As for Kennedy's second issue, prediction error, we have
absolutely no disagreement. We demonstrated underestimation of
coefficients, which certainly does not imply underestimation of
prediction. Our political business cycle case exemplified this: we
explicitly stated that the expected price temporarily exceeds the actual
price (p. 286). Whether underestimation is somehow a more likely
consequence than overestimation probably depends on the particular
problem and whether "underestimation" refers to levels or to
changes in levels. In our political business cycle example, under- and
overprediction seem equally common when expressed in levels. However,
the absolute value of changes tends to be underestimated. (Alternatively
formulated, inertia is overestimated.)
To conclude, Kennedy portrays our analysis as merely rehashing the
long-recognized econometrics problem of excluding explanatory variables.

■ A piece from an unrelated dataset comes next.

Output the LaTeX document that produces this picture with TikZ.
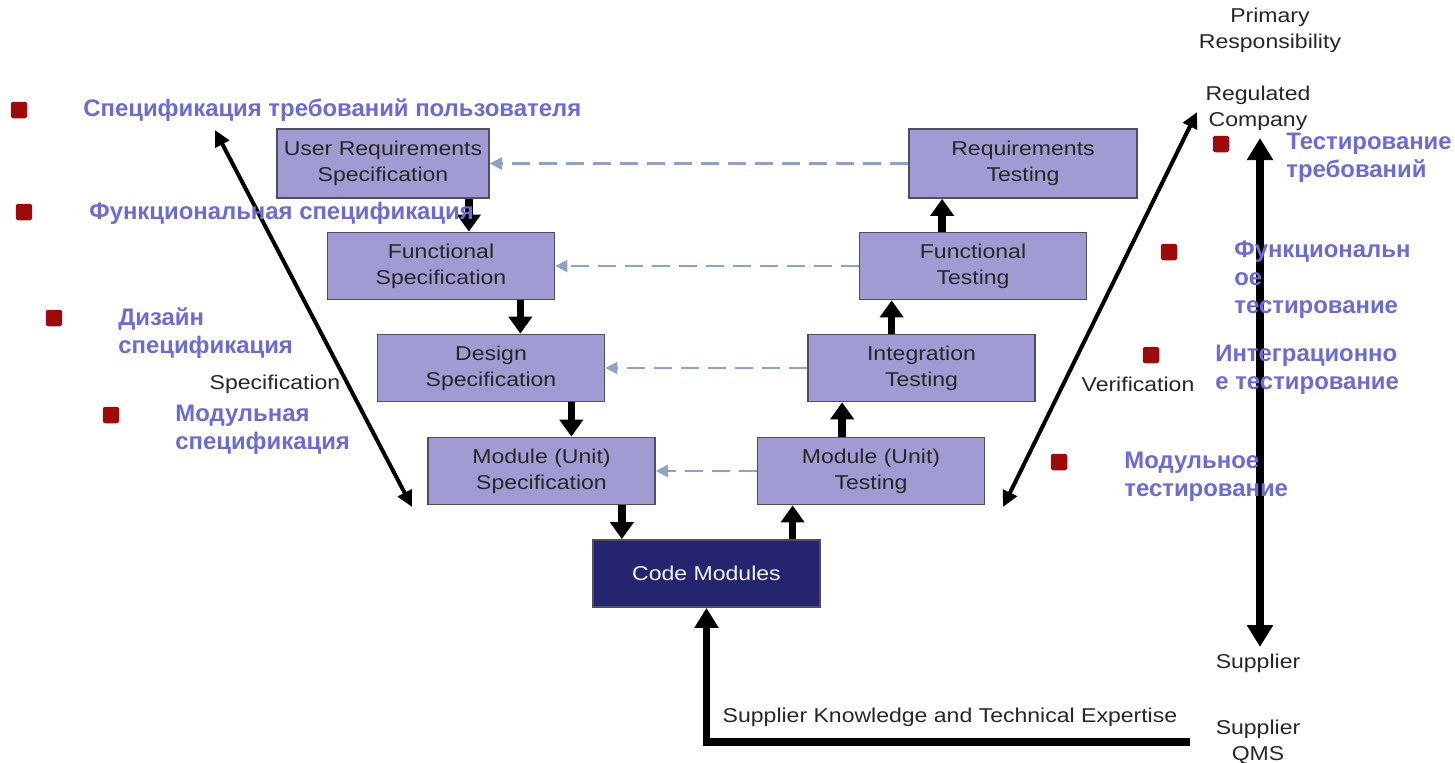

Our distinct contribution however is formulating a two-step process,
where there can be severe errors in setting up a model, including errors
in identifying the dependent variable. We argue that in many economic
cases a high fraction of the public acts as if they were setting the
coefficient to zero. Our results continue to hold when there are more
than two variables involved.
We thank Scott Masten for his helpful comments.
1. We also made the distinction between the existence of a model
and specification errors clear in several other different places mi our
paper, and we referenced existing research that has dealt with
specification error type issues. For example, on pages 277-78 we cite
articles that discuss the traditional misspecification type problems and
then point out that "our model shall ... focus exclusively on
individuals making mistakes in identifying relationships."
2. Kennedy further stacks the cards in his favor by having the two
explanatory variables being highly correlated. The overestimation of
[Alpha] that he finds is due to picking up the influence of the other,
more important variable whenever it is excluded. He does not mention
that, according to his own figures, [Beta] was underestimated by
slightly more than [Alpha] was overestimated.
REFERENCES
Fremling, Gertrud M., and John R. Lott, Jr. "The Bias Towards
Zero in Aggregate Perceptions: An Explanation based on Rationally
Calculating Individuals." Economic Inquiry, April 1996, 276-95.
Kennedy, Peter. "Specification Error, Prediction Bias, and
Rational Expectations." Economic Inquiry, April 1999, 382-84.